Vivimos una época que disimula sus traumas con
multitud de fetichismos. Los seres humanos tenemos una vocación natural hacia
el prójimo, una necesidad de fundirnos en amor y dolor con quienes se hallan a
nuestro lado; pero somos prisioneros de formas de vida que reprimen, envenenan
y asfixian esa vocación natural, hasta hacerla irreconocible. El individualismo
a ultranza inspirado por las ideologías en boga; la competencia encarnizada que
convierte nuestra existencia laboral en una guerra sin cuartel; el consumismo
desaforado que sostiene la economía capitalista; la saturación tecnológica que
nos convierte en seres prendidos de una pantalla… Nuestra forma de vida, en
fin, conspira contra esa vocación natural. Y, como nos falta valor para renegar
de nuestra forma de vida (de los sobornos y comodidades que nos brinda),
necesitamos idear circunloquios y subterfugios que disimulen nuestro egoísmo y
nos procuren desahogos satisfactorios que anestesien siquiera por un rato el
dolor de una vida que ha renunciado a su vocación natural.
En algún artículo anterior nos hemos referido a la
filantropía como forma de fetichismo que nos permite destinar a una abstracta
Humanidad el amor que no dedicamos a las personas de carne y hueso que nos
rodean. Joseph Roth, en La cripta de los capuchinos (1938), nos advertía
proféticamente de otro fetichismo entonces naciente que hoy ha alcanzado cotas
desquiciadas: «Siempre me ha parecido que los hombres que aman demasiado a los
animales emplean en ellos una parte del amor que debieran dar a los seres
humanos; y me di cuenta de lo justa que era esta apreciación cuando comprobé
casualmente que los alemanes del Tercer Reich amaban a los perros lobos, a los
pastores alemanes. “¡Pobres ovejas!”, me dije». En general, podríamos afirmar
que en la adhesión a las causas de apariencia más noble puede esconderse, como
una serpiente entre la maleza, este veneno del fetichismo, la tentación de
sustituir el compromiso concreto con las cosas ciertas por entelequias muy
campanudas y rimbombantes que desplazan el objeto de nuestro amor. Todas las
ideologías contemporáneas son, en realidad, refinados fetichismos que nos
permiten sortear nuestras obligaciones concretas y suplantarlas por un
activismo ruidoso y vacuo.
Lo pensaba el otro día mientras escuchaba las
universales reacciones furibundas que había ocasionado la retirada de Estados
Unidos del Acuerdo de París para la reducción de gases de efecto ‘invernadero’.

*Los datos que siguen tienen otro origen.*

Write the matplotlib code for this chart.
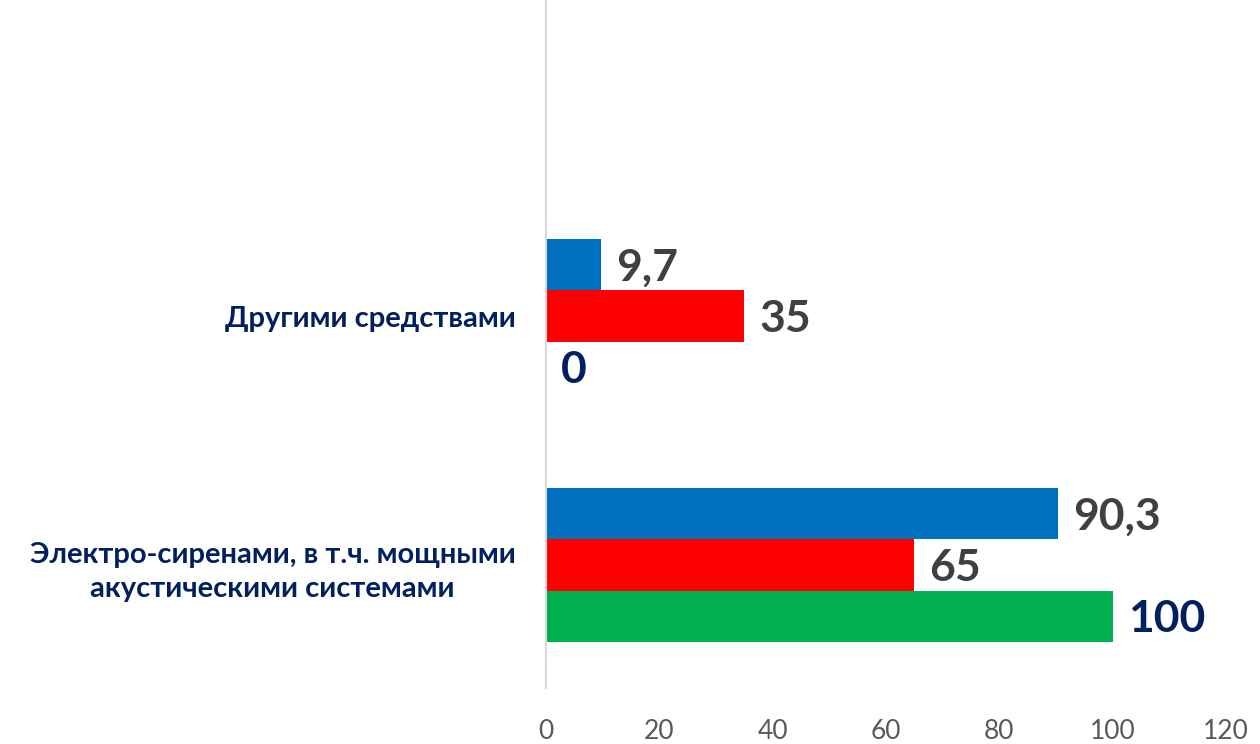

Pero lo cierto es que si Trump ha decidido retirarse de semejante tratado es
porque ha percibido que hay una muchedumbre infinita, repartida por todo el
planeta, prisionera de formas de vida que demandan una mayor emisión de tales
gases. Una muchedumbre que compra bulímicamente trapos confeccionados en
talleres o ergástulas de Pakistán de los que se cansa a las pocas semanas; una
muchedumbre que, en lugar de fomentar el comercio local, lo adquiere todo por
internet; una muchedumbre que, en lugar de aguantar estoicamente los rigores
del verano, respira aire refrigerado las veinticuatro horas del día; una
muchedumbre que, en lugar de conformarse con la fruta autóctona propia de cada
estación, compra frutas exóticas transportadas desde las antípodas; una
muchedumbre que renueva constantemente sus teléfonos móviles, sus artilugios
electrónicos y automóviles; una muchedumbre incontable, en fin, que cultiva
todos los hábitos que aumentan los gases de efecto invernadero. Pero esa
muchedumbre consumista ha encontrado en el presidente de Estados Unidos el
fetiche sobre el que poder desaguar una indignación aspaventera que no siente
sinceramente; pues, si la sintiera, tendría que abominar de su forma de vida.
Mucho más sencillo que abominar de nuestra forma de vida resulta elegir un
fetiche sobre el que desaguar nuestra ira. En este caso, el botarate Trump, que
no ha hecho sino garantizarnos la forma de vida de la que somos prisioneros.